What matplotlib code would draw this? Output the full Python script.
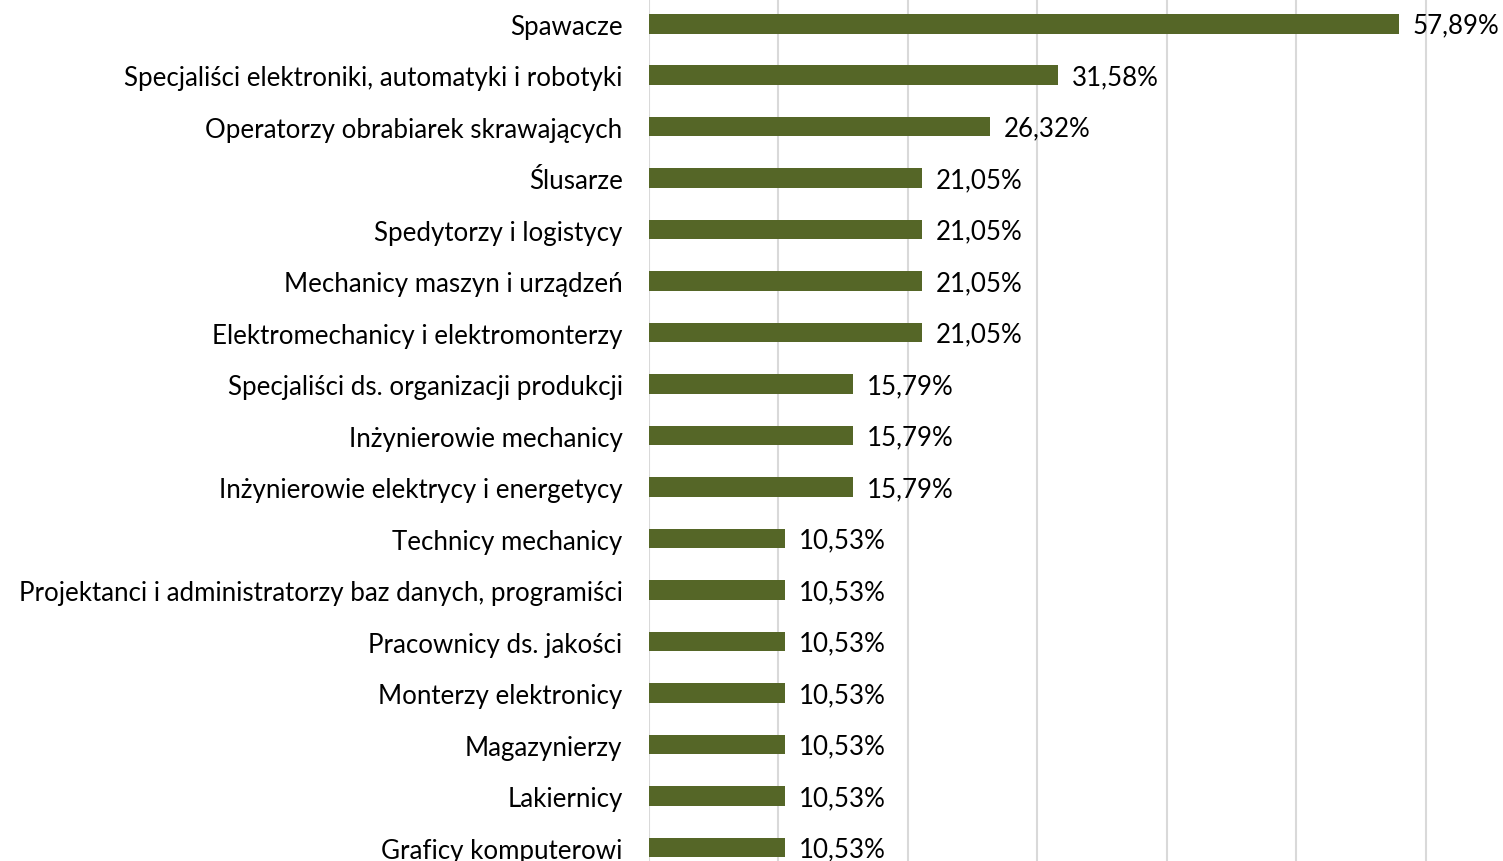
import matplotlib
matplotlib.use("Agg")
import matplotlib.pyplot as plt

plt.rcParams['font.family'] = ['Lato', 'DejaVu Sans']

categories = [
    "Spawacze",
    "Specjaliści elektroniki, automatyki i robotyki",
    "Operatorzy obrabiarek skrawających",
    "Ślusarze",
    "Spedytorzy i logistycy",
    "Mechanicy maszyn i urządzeń",
    "Elektromechanicy i elektromonterzy",
    "Specjaliści ds. organizacji produkcji",
    "Inżynierowie mechanicy",
    "Inżynierowie elektrycy i energetycy",
    "Technicy mechanicy",
    "Projektanci i administratorzy baz danych, programiści",
    "Pracownicy ds. jakości",
    "Monterzy elektronicy",
    "Magazynierzy",
    "Lakiernicy",
    "Graficy komputerowi",
]
values = [57.89, 31.58, 26.32, 21.05, 21.05, 21.05, 21.05,
          15.79, 15.79, 15.79, 10.53, 10.53, 10.53, 10.53, 10.53, 10.53, 10.53]

bar_color = "#556627"
grid_color = "#d9d9d9"
fs = 18.6

fig = plt.figure(figsize=(15.03, 8.62), dpi=100)
ax = fig.add_axes([649 / 1503, 0, 1 - 649 / 1503, 1])

pos = list(range(len(categories)))
bars = ax.barh(pos, values, height=0.38, color=bar_color, zorder=3)

for y, v in zip(pos, values):
    ax.annotate(f"{v:.2f}%".replace(".", ","), xy=(v, y), xytext=(10, -1),
                textcoords="offset points", va="center", ha="left",
                fontsize=fs, color="black", zorder=4)

ax.set_xlim(0, 65.95)
ax.set_ylim(16.26, -0.48)
ax.set_xticks([0, 10, 20, 30, 40, 50, 60])
ax.xaxis.grid(True, color=grid_color, linewidth=1.5, zorder=0)
ax.tick_params(axis='x', which='both', length=0, labelbottom=False)
ax.set_yticks(pos)
ax.set_yticklabels(categories, fontsize=fs)
ax.tick_params(axis='y', length=0, pad=19)
for s in ax.spines.values():
    s.set_visible(False)

fig.savefig("out.png", dpi=100)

**What you will do:**
Exactly as they appear, print the lines of the listing above from its first line through the line that contains "plt.rcParams['font.family'] = ['Lato', 'DejaVu", minus the pictures.

**Response:**
What matplotlib code would draw this? Output the full Python script.
import matplotlib
matplotlib.use("Agg")
import matplotlib.pyplot as plt

plt.rcParams['font.family'] = ['Lato', 'DejaVu Sans']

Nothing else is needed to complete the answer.